Imagine a virtual future where you sit at your living room coffee table, whip out a pair of VR glasses, and suddenly all your work files float in front of you, the news flashes in a corner and a co-worker pops up to chat in hologram form, like something out of Star Wars. After work, you select a virtual outfit and hop into a virtual card game, then invite your friends to hang afterward in a virtual house of your own creation. Or you slip on your headset and gawk at Yosemite’s Half Dome in stunning 3D.
This is the anything-is-possible future that tech corporations, particularly Meta (formerly Facebook), plan for humanity. It’s been envisioned in movies like “Ready Player One,” and over the last few years, it sounds more and more possible. Meta has pushed a kind of digital world where we live, work, trade and socialize, just like we do in the real world.
These companies want you to immerse yourself into their digital ecosystem — their metaverse — and their plans could go one of two ways: boom, or bust.
Boom
In the span of a few years, virtual and augmented reality has gone from experimental to mainstream. More people now have access to immersive virtual worlds and experiences than ever before, thanks in large part to the decreasing price of VR. When the first mainstream VR headset, the Oculus Rift, came out in 2016, its introductory price was $600; now you can enter the market with Meta’s standalone wireless Quest 2 with PC compatibility for half the price. Video game company Valve’s Index unit offers much more advanced features, such as finger tracking and full-body VR, but is still semi-affordable at $999.
The metaverse will also increase in popularity as users recognize it’s not just about a parallel reality but about living in fantasy.
Since the late 1990s, massively multiplayer online role playing games (MMORPGs) like “World of Warcraft” have offered players a chance to fight, adventure, go on quests and experience life in a fantasy world with other people from a third-person perspective. But now with virtual reality and the metaverse, players can participate in the first-person. What if you’re the one crafting that cool new armor set, casting that spell and fighting all those goblins?
As more people of all income levels can have fun both in virtual reality and virtual fantasy, the metaverse will grow.
Bust
Despite all that coolness and convenience, there are issues with some visions for the metaverse, issues that could make it unacceptable to the mass market.

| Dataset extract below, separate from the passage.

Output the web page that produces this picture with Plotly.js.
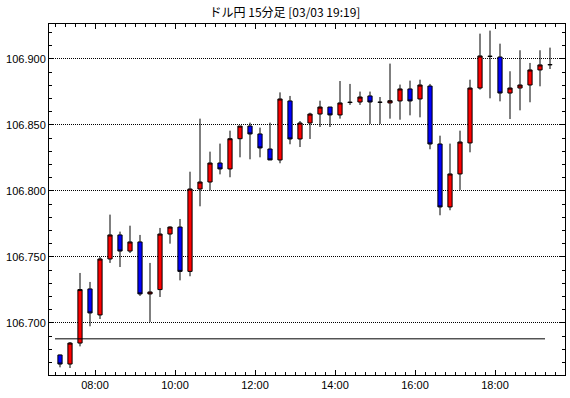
<!DOCTYPE html>
<html><head><meta charset="utf-8">
<script src="https://cdn.plot.ly/plotly-3.0.1.min.js"></script>
<style>html,body{margin:0;padding:0;background:#fff}#chart{width:570px;height:398px}</style>
</head><body><div id="chart"></div>
<script>
// 15-minute candles, start times
const times = ["07:00","07:15","07:30","07:45","08:00","08:15","08:30","08:45","09:00","09:15",
  "09:30","09:45","10:00","10:15","10:30","10:45","11:00","11:15","11:30","11:45",
  "12:00","12:15","12:30","12:45","13:00","13:15","13:30","13:45","14:00","14:15",
  "14:30","14:45","15:00","15:15","15:30","15:45","16:00","16:15","16:30","16:45",
  "17:00","17:15","17:30","17:45","18:00","18:15","18:30","18:45","19:00","19:15"];
const open = [106.6758,106.6689,106.6848,106.7258,106.7061,106.7485,106.7667,106.7545,106.7614,106.7220,
  106.7253,106.7674,106.7727,106.7391,106.8015,106.8068,106.8212,106.8167,106.8396,106.8492,
  106.8432,106.8318,106.8235,106.8682,106.8394,106.8515,106.8583,106.8636,106.8576,106.8670,
  106.8674,106.8720,106.8672,106.8667,106.8682,106.8773,106.8697,106.8795,106.8356,106.7879,
  106.8129,106.8364,106.8780,106.9020,106.9015,106.8742,106.8780,106.8803,106.8917,106.8957];
const high = [106.6760,106.6856,106.7379,106.7311,106.7500,106.7821,106.7692,106.7737,106.7667,106.7455,
  106.7720,106.7732,106.7788,106.8146,106.8548,106.8298,106.8359,106.8457,106.8492,106.8518,
  106.8480,106.8518,106.8747,106.8720,106.8530,106.8593,106.8684,106.8636,106.8833,106.8811,
  106.8753,106.8753,106.8712,106.8965,106.8806,106.8836,106.8843,106.8811,106.8419,106.8359,
  106.8457,106.8843,106.9192,106.9215,106.9116,106.8907,106.9066,106.8970,106.9066,106.9086];
const low = [106.6664,106.6659,106.6823,106.6975,106.7030,106.7455,106.7424,106.7530,106.7205,106.7008,
  106.7197,106.7601,106.7323,106.7354,106.7884,106.8005,106.8126,106.8104,106.8255,106.8240,
  106.8255,106.8235,106.8210,106.8354,106.8333,106.8394,106.8485,106.8485,106.8548,106.8652,
  106.8652,106.8508,106.8508,106.8548,106.8540,106.8573,106.8558,106.8316,106.7816,106.7854,
  106.8008,106.8293,106.8768,106.8702,106.8679,106.8545,106.8611,106.8672,106.8793,106.8924];
const close = [106.6689,106.6848,106.7253,106.7076,106.7485,106.7667,106.7545,106.7614,106.7220,106.7235,
  106.7674,106.7727,106.7391,106.8015,106.8068,106.8212,106.8167,106.8396,106.8492,106.8432,
  106.8326,106.8235,106.8697,106.8394,106.8515,106.8583,106.8636,106.8576,106.8667,106.8672,
  106.8712,106.8674,106.8672,106.8684,106.8773,106.8682,106.8803,106.8356,106.7879,106.8129,
  106.8371,106.8780,106.9023,106.9020,106.8742,106.8780,106.8803,106.8917,106.8955,106.8957];
const tickLabels = ["08:00","10:00","12:00","14:00","16:00","18:00"];
const refLevel = 106.688;
const refStart = "07:00";
const refEnd = "19:15";
const chartTitle = "ドル円 15分足 [03/03 19:19]";

const toHours = s => { const [h, m] = s.split(":").map(Number); return h + m / 60; };
const xs = times.map(t => toHours(t) + 0.125);

const tickFont = {family: "Liberation Sans", size: 11, color: "#000"};
const data = [
  {
    type: "scatter", mode: "lines", x: [toHours(refStart), toHours(refEnd)], y: [refLevel, refLevel],
    line: {color: "#000", width: 1}, hoverinfo: "skip", showlegend: false
  },
  {
    type: "candlestick", x: xs, open: open, high: high, low: low, close: close,
    increasing: {line: {color: "#000", width: 1}, fillcolor: "#ff0000"},
    decreasing: {line: {color: "#000", width: 1}, fillcolor: "#0000ff"},
    whiskerwidth: 0, showlegend: false, hoverinfo: "skip"
  }
];
const layout = {
  width: 570, height: 398,
  margin: {l: 49, r: 5, t: 24, b: 23},
  paper_bgcolor: "#fff", plot_bgcolor: "#fff",
  boxgap: 0.4,
  title: {text: chartTitle, font: {family: "Noto Sans CJK JP", size: 12, color: "#000"},
          x: 0.5, xref: "container", xanchor: "center", y: 1 - 13/398, yref: "container", yanchor: "middle"},
  xaxis: {
    range: [6.85, 19.75], tickmode: "array", tickvals: tickLabels.map(toHours), ticktext: tickLabels,
    ticks: "inside", ticklen: 5, tickcolor: "#000", tickwidth: 1,
    showline: true, linecolor: "#000", linewidth: 1, mirror: "allticks",
    showgrid: false, zeroline: false, tickfont: tickFont, rangeslider: {visible: false},
    fixedrange: true,
    minor: {tickmode: "linear", tick0: 0, dtick: 0.25, ticks: "inside", ticklen: 3, tickcolor: "#000", showgrid: false}
  },
  yaxis: {
    range: [106.6606, 106.9265], tickmode: "linear", tick0: 106.7, dtick: 0.05, tickformat: ".3f",
    ticks: "inside", ticklen: 5, tickcolor: "#000", tickwidth: 1,
    showline: true, linecolor: "#000", linewidth: 1, mirror: "allticks",
    showgrid: true, gridcolor: "#000", gridwidth: 1, griddash: "1px,1px",
    zeroline: false, tickfont: tickFont, fixedrange: true,
    minor: {tickmode: "linear", tick0: 106.7, dtick: 0.01, ticks: "inside", ticklen: 3, tickcolor: "#000", showgrid: false}
  }
};
Plotly.newPlot("chart", data, layout, {displayModeBar: false, staticPlot: true});
</script>
</body></html>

First is that metaverse economies are built on the blockchain, a system that provides the foundation for cryptocurrency and non-fungible tokens (NFTs) so that users can buy, sell and trade goods and services without traditional banking and currency. But cryptocurrency needs to be “mined” — and requires extraordinary natural resources to do so. According to Cambridge University, in 2021, Bitcoin used more electricity than the Netherlands and Argentina. Moving to cryptocurrency is terrible for the environment, which will limit interest with young people and those who care about the world.
In addition, Meta’s Metaverse is “an attempt to capitalize off a growing market and to utilize their own NFT and altcoin technology to create a virtual economy,” one that Meta will have exclusive control over, said Lex Pulos, Santa Rosa Junior College game design instructor. The company will control everything you purchase, including virtual property. If Meta so chooses, it can strip you of your virtual wealth. Everything you own in the metaverse is digital. If the service goes under or the servers go out, users can say goodbye to all their virtual valuables, or at least access to them.
Users are also wary of Meta because of the way the company gathers information on its users to sell without informing the customer about how it is used. It is possible the company’s Metaverse will not succeed because users will stay away due to the parent company’s untrustworthiness.
The metaverse has been attempted before. In 2003, San Francisco-based Linden Labs started “Second Life,” a virtual world that groups like Dell and the GOP used for virtual meetings. “Second Life” and its Linden Dollar reached a $64 million GDP, but the masses didn’t take to “Second Life” because Linden Labs never adapted the platform to what most people used it for: games and social activity. Not virtual real estate and business meetings.
The metaverse has also been seen in movies. In “Ready Player One,” the global economy and society moved into a virtual world called the OASIS to escape a sad, broken reality. A greedy corporation called IOI aimed to take over the OASIS to control the world. The protagonist won in the end and realized that people needed to spend more time in reality.
Just like virtual reality couldn’t compete with real life in “Ready Player One,” it can’t compete in the real world either.